The answer to that million-Deutschmark question can be found in Tomorrow Belongs To Me, an audio-visual homage to 20th century Germany that takes place at Liberty Hall this month, covering everything from old-school gothic to electronica to German Expressionism.
“Very obviously it was Bowie who introduced German culture to me,” Friday says. “You didn’t know what ‘Lady Grinning Soul’ was when you were 13, but you felt you knew. And I remember seeing Cabaret in ’72, ’73, and saying, ‘That’s unbelievable’. And so then you buy Berlin Stories by [Christopher] Isherwood, which is not like the movie, it’s heavier. And then Bowie and Iggy went to Berlin, Low, Heroes, The Idiot, Lust For Life, four of the most important and mind-blowing albums of the late 70s, and you think, ‘Why is he going to Berlin?’ and you start buying albums by Kraftwerk, Neu! and Can.”
All of whom constructed musical think tanks in which the prog rockers and the punks could meet after dark and swap state secrets. Subsequently, Berlin’s forbidden pleasures informed work by Nick Cave & The Bad Seeds, Depeche Mode, the embyronic My Bloody Valentine, and Wim Wenders’ film Wings Of Desire. U2 decamped to Hansa studios when the wall came down, reopening channels that the Virgin Prunes had already investigated a decade earlier, on a significantly smaller budget.
Almost as soon as he set foot on German soil, Friday remembers, he was intrigued by and smitten with the country’s music, art, literature and film.
“Where it really went off was when I toured,” he says, “because the Virgin Prunes were really popular in Germany, this was when east was east and west was west, the corridor would take you 12 hours to get through in the back of a hi-ace van, no seats, on a mattress, with pigs’ heads! It was really interesting: everyone was young and fucked-up on heroin, or really old and dying.”
As for the title of the show, Tomorrow Belongs To Me derives from an old German folk song appropriated by the Nazis, later reappropriated by the Alex Harvey Band.

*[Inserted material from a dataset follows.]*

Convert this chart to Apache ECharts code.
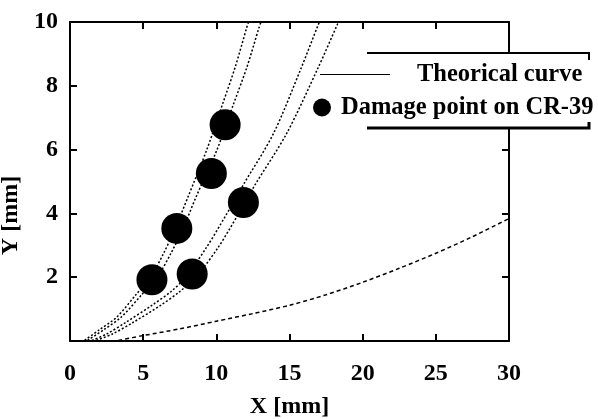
<!DOCTYPE html>
<html>
<head>
<meta charset="utf-8">
<script src="https://cdn.jsdelivr.net/npm/echarts@6/dist/echarts.min.js"></script>
<style>html,body{margin:0;padding:0;background:#fff}#c{width:598px;height:419px}</style>
</head>
<body>
<div id="c"></div>
<script>
// ---- data ----
const xTicks = [0, 5, 10, 15, 20, 25, 30];
const yTicks = [0, 2, 4, 6, 8, 10];
const damageX = [5.6, 7.3, 8.35, 9.66, 10.6, 11.85];
const damageY = [1.92, 3.53, 2.1, 5.25, 6.78, 4.34];
const curveA1 = [[1.0,0.02],[2.0,0.35],[3.2,0.75],[4.5,1.45],[5.5,2.0],[6.4,2.75],[7.2,3.55],[8.05,4.5],[9.35,6.0],[10.45,7.46],[11.3,8.6],[12.06,9.8],[12.2,10]];
const curveA2 = [[1.2,0.02],[2.3,0.35],[3.5,0.75],[4.9,1.45],[5.95,2.0],[6.9,2.75],[7.75,3.55],[8.6,4.5],[10.05,6.0],[11.2,7.46],[12.1,8.6],[12.9,9.8],[13.05,10]];
const curveB1 = [[1.5,0.02],[2.5,0.22],[3.8,0.58],[5.6,1.12],[6.9,1.55],[7.9,2.0],[9.35,2.95],[10.6,3.9],[11.85,4.9],[13.9,6.5],[15.8,8.56],[16.95,9.9],[17.05,10]];
const curveB2 = [[1.8,0.02],[2.9,0.22],[4.3,0.58],[6.2,1.12],[7.5,1.55],[8.6,2.0],[10.15,2.95],[11.4,3.9],[12.65,4.9],[14.8,6.5],[16.95,8.56],[18.25,9.9],[18.35,10]];
const curveC = [[3.3,0.02],[5,0.17],[7.5,0.38],[10,0.62],[12.5,0.86],[15,1.12],[17.5,1.45],[20,1.84],[22.5,2.28],[25,2.75],[27.5,3.27],[30,3.84]];
const lineName = 'Theorical curve';
const pointName = 'Damage point on CR-39';

const FONT = 'Liberation Serif';
const chart = echarts.init(document.getElementById('c'), null, {renderer: 'canvas'});

function curve(data, dash) {
  return {
    name: lineName, type: 'line', data: data, smooth: 0.3, showSymbol: false, symbol: 'none',
    color: '#000', lineStyle: {color: '#000', width: 1.5, type: dash}, z: 2, silent: true, clip: true
  };
}

const axisCommon = {
  type: 'value',
  axisLine: {show: true, onZero: false, lineStyle: {color: '#000', width: 2}},
  axisTick: {show: true, inside: true, length: 7, lineStyle: {color: '#000', width: 2}},
  splitLine: {show: false}
};

chart.setOption({
  animation: false,
  backgroundColor: '#fff',
  grid: {left: 70, right: 89, top: 22, bottom: 78, containLabel: false, outerBoundsMode: 'none'},
  xAxis: [
    Object.assign({}, axisCommon, {
      min: xTicks[0], max: xTicks[xTicks.length - 1], interval: 5, position: 'bottom',
      axisLabel: {color: '#000', fontFamily: FONT, fontWeight: 'bold', fontSize: 24, margin: 21},
      name: 'X [mm]', nameLocation: 'middle', nameGap: 54,
      nameTextStyle: {color: '#000', fontFamily: FONT, fontWeight: 'bold', fontSize: 24}
    }),
    Object.assign({}, axisCommon, {
      min: xTicks[0], max: xTicks[xTicks.length - 1], interval: 5, position: 'top',
      axisLabel: {show: false}
    })
  ],
  yAxis: [
    Object.assign({}, axisCommon, {
      min: yTicks[0], max: yTicks[yTicks.length - 1], interval: 2, position: 'left',
      axisLabel: {color: '#000', fontFamily: FONT, fontWeight: 'bold', fontSize: 24, margin: 12,
        formatter: v => (v === 0 ? '' : String(v))},
      name: 'Y [mm]', nameLocation: 'middle', nameGap: 30,
      nameTextStyle: {color: '#000', fontFamily: FONT, fontWeight: 'bold', fontSize: 24, padding: [0, 68, 0, 0]}
    }),
    Object.assign({}, axisCommon, {
      min: yTicks[0], max: yTicks[yTicks.length - 1], interval: 2, position: 'right',
      axisLabel: {show: false}
    })
  ],
  legend: [
    {
      data: [{name: lineName, icon: 'rect'}],
      left: 320, top: 62, padding: 0, itemWidth: 70, itemHeight: 1.2, z: 60,
      selectedMode: false, itemStyle: {color: '#000'},
      textStyle: {color: '#000', fontFamily: FONT, fontWeight: 'bold', fontSize: 24.5, padding: [0, 0, 0, 22]}
    },
    {
      data: [{name: pointName, icon: 'circle'}],
      left: 313, top: 95, padding: 0, itemWidth: 18, itemHeight: 18, z: 60,
      selectedMode: false, itemStyle: {color: '#000', opacity: 1},
      textStyle: {color: '#000', fontFamily: FONT, fontWeight: 'bold', fontSize: 24.5, padding: [0, 0, 0, 5]}
    }
  ],
  graphic: [
    {type: 'rect', shape: {x: 367, y: 53, width: 222, height: 75}, style: {fill: '#fff'}, z: 50, silent: true},
    {type: 'polyline', shape: {points: [[367, 53], [589, 53], [589, 60]]}, style: {stroke: '#000', lineWidth: 2, fill: null}, z: 51, silent: true},
    {type: 'polyline', shape: {points: [[367, 128], [589, 128], [589, 122]]}, style: {stroke: '#000', lineWidth: 3, fill: null}, z: 51, silent: true}
  ],
  series: [
    curve(curveA1, [2, 2]),
    curve(curveA2, [2, 2]),
    curve(curveB1, [2, 2]),
    curve(curveB2, [2, 2]),
    curve(curveC, [4, 3]),
    {
      name: pointName, type: 'scatter', symbol: 'circle', symbolSize: 31,
      data: damageX.map((x, i) => [x, damageY[i]]),
      itemStyle: {color: '#000', opacity: 1}, z: 3, silent: true
    }
  ]
});
</script>
</body>
</html>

“The country has got such a bad deal because of Hitler,” Friday declares. “The architecture, the movies, the scientists, all the guys the Americans poached who had to get out of Germany because of the Third Reich. You look at Metropolis, which was made in 1927, I still don’t know how he [Fritz Lang] made it.”
Certainly, the German Expressionist cinema of the ’20s infiltrated western pop culture for decades to come, most markedly in the areas of sci-fi and film noir. The elongated shadows, elaborate sets and stylised cinematography were major influences on everything from Night Of The Hunter to Blade Runner. To Friday’s delight, he received permission to plunder that golden age of film for the new show.

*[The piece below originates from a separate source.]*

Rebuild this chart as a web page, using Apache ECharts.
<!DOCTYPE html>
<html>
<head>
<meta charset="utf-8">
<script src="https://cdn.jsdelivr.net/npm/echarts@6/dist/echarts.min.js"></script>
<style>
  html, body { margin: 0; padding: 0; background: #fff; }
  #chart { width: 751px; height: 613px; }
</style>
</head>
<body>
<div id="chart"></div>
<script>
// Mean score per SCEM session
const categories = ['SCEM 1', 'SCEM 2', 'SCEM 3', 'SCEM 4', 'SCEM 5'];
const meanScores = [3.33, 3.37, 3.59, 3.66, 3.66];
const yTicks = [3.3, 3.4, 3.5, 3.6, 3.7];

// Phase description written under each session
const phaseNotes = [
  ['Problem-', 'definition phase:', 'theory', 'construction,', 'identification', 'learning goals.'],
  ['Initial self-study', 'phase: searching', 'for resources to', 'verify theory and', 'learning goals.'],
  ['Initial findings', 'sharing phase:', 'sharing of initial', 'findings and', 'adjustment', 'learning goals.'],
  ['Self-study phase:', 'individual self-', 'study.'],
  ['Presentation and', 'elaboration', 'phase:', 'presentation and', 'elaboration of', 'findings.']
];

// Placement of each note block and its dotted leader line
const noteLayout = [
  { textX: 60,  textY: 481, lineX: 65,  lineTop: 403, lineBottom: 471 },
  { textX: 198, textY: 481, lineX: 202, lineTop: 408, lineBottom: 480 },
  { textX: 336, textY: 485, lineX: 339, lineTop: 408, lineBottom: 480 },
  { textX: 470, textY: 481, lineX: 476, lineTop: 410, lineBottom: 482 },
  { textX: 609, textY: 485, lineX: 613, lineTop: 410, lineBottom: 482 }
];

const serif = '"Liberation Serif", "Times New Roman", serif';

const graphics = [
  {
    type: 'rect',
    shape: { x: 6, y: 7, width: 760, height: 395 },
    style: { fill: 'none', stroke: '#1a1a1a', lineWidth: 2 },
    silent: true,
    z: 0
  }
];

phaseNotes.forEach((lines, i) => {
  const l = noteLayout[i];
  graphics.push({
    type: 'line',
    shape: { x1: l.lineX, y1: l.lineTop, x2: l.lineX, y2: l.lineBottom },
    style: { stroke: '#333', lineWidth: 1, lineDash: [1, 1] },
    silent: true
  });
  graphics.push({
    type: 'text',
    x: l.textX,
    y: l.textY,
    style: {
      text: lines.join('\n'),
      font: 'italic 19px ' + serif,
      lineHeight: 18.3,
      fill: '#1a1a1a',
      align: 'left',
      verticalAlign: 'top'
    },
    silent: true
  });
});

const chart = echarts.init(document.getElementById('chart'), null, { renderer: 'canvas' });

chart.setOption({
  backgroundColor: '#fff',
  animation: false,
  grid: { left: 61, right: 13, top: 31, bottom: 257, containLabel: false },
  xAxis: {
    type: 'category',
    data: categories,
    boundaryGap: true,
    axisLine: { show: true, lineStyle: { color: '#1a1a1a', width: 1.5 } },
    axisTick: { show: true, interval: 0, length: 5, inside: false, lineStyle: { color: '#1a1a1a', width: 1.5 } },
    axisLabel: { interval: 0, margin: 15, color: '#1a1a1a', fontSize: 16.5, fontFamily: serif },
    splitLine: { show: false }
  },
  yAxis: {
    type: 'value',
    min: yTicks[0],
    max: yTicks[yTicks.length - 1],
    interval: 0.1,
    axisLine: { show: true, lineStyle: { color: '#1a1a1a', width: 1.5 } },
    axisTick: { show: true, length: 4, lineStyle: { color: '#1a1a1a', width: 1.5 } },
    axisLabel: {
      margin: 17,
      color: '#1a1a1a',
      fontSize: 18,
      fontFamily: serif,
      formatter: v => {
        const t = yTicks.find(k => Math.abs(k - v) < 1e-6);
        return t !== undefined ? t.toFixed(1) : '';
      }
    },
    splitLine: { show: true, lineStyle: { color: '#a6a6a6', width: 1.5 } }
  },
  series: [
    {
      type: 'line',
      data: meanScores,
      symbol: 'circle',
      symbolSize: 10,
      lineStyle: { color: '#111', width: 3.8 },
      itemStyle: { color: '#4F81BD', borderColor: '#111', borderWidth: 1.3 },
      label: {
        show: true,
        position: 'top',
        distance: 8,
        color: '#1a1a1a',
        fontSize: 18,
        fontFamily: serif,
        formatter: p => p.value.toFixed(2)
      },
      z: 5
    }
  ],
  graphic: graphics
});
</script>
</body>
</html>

“I wrote very nice letters to the Goethe Institut,” he explains, “and they’ve allowed me to sample Metropolis, The Cabinet Of Dr. Caligari, M, The Blue Angel, the original Nosferatu. I was nearly having an orgasm the other day sampling these movies. I couldn’t get the rights to The Tin Drum or a lot of Fassbinder or Herzog, it was much easier to get the rights to movies made 80 or 90 years ago. Any movie that’s on a big American label, forget it.

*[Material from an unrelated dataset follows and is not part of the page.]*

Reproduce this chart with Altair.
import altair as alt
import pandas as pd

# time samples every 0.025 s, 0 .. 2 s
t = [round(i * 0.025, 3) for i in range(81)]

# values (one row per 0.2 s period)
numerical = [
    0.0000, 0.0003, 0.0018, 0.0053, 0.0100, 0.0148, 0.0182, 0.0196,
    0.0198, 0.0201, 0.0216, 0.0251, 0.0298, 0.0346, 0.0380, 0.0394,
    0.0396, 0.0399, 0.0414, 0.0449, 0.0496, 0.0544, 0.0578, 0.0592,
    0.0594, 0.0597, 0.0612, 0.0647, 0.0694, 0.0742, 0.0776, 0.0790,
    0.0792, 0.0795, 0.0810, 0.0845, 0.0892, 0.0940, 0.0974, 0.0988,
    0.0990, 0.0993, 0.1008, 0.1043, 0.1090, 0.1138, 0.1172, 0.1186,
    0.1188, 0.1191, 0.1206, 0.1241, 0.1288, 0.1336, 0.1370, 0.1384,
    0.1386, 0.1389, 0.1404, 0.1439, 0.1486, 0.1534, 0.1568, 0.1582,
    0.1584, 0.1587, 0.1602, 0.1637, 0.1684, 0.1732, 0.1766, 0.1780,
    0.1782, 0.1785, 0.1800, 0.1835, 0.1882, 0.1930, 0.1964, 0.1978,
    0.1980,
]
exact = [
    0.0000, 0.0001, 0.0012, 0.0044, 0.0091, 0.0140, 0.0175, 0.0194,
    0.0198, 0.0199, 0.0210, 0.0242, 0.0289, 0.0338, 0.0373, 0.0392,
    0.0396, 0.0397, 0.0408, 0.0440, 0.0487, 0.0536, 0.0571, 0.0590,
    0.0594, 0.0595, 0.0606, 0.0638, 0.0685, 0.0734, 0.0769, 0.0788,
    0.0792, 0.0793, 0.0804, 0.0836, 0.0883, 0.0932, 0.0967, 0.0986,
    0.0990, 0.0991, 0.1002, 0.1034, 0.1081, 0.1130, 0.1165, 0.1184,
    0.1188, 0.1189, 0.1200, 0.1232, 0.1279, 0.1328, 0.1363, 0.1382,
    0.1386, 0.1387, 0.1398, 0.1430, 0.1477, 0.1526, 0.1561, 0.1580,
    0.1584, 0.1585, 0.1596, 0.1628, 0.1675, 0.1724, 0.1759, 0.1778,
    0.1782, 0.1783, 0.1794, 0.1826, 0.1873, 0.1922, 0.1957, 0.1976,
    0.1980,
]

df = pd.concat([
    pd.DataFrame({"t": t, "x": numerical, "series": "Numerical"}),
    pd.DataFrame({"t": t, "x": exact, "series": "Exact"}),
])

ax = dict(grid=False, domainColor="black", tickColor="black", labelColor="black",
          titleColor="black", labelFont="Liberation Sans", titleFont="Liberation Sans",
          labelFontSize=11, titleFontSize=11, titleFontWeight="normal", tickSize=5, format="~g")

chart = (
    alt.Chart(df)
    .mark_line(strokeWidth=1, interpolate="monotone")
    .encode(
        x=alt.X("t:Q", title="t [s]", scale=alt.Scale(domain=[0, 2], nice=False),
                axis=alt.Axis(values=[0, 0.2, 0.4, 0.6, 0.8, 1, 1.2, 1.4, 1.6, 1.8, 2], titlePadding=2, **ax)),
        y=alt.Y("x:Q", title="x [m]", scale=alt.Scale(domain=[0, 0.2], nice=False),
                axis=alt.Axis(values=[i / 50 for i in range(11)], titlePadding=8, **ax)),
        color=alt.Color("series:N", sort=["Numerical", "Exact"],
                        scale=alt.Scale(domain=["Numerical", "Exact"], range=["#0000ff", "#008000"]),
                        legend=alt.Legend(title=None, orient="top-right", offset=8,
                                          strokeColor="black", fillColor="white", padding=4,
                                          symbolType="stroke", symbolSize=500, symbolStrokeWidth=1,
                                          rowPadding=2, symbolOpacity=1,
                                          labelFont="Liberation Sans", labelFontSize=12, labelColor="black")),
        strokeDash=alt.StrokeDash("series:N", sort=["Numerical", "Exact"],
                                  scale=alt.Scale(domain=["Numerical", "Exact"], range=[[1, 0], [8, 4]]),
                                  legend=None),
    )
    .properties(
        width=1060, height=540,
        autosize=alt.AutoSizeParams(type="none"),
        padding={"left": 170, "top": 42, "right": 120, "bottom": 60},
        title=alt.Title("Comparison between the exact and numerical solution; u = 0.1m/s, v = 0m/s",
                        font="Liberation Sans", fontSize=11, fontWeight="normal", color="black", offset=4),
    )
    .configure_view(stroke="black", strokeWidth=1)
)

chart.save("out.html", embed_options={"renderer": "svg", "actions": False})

“So it started off with just a piano, now it’s a six-piece band. It’s quite adventurous, using dialogue from movies and some anti-Nazi poems and incorporating them into songs. But this isn’t like a Kurt Weill thing, I’ve made everything Sex Pistols-pink in the poster, with a Ziggy bolt. I mean, one of the greatest pieces of dance music ever written was ‘I Feel Love’ (by Donna Summer and Giorgio Moroder) 30 years ago, and it’d blow your head in. Then there were the Munich music factories: Boney M, Baccara, Silver Convention. But I won’t be doing any David Hasselhoff stuff; there’ll be none of that!”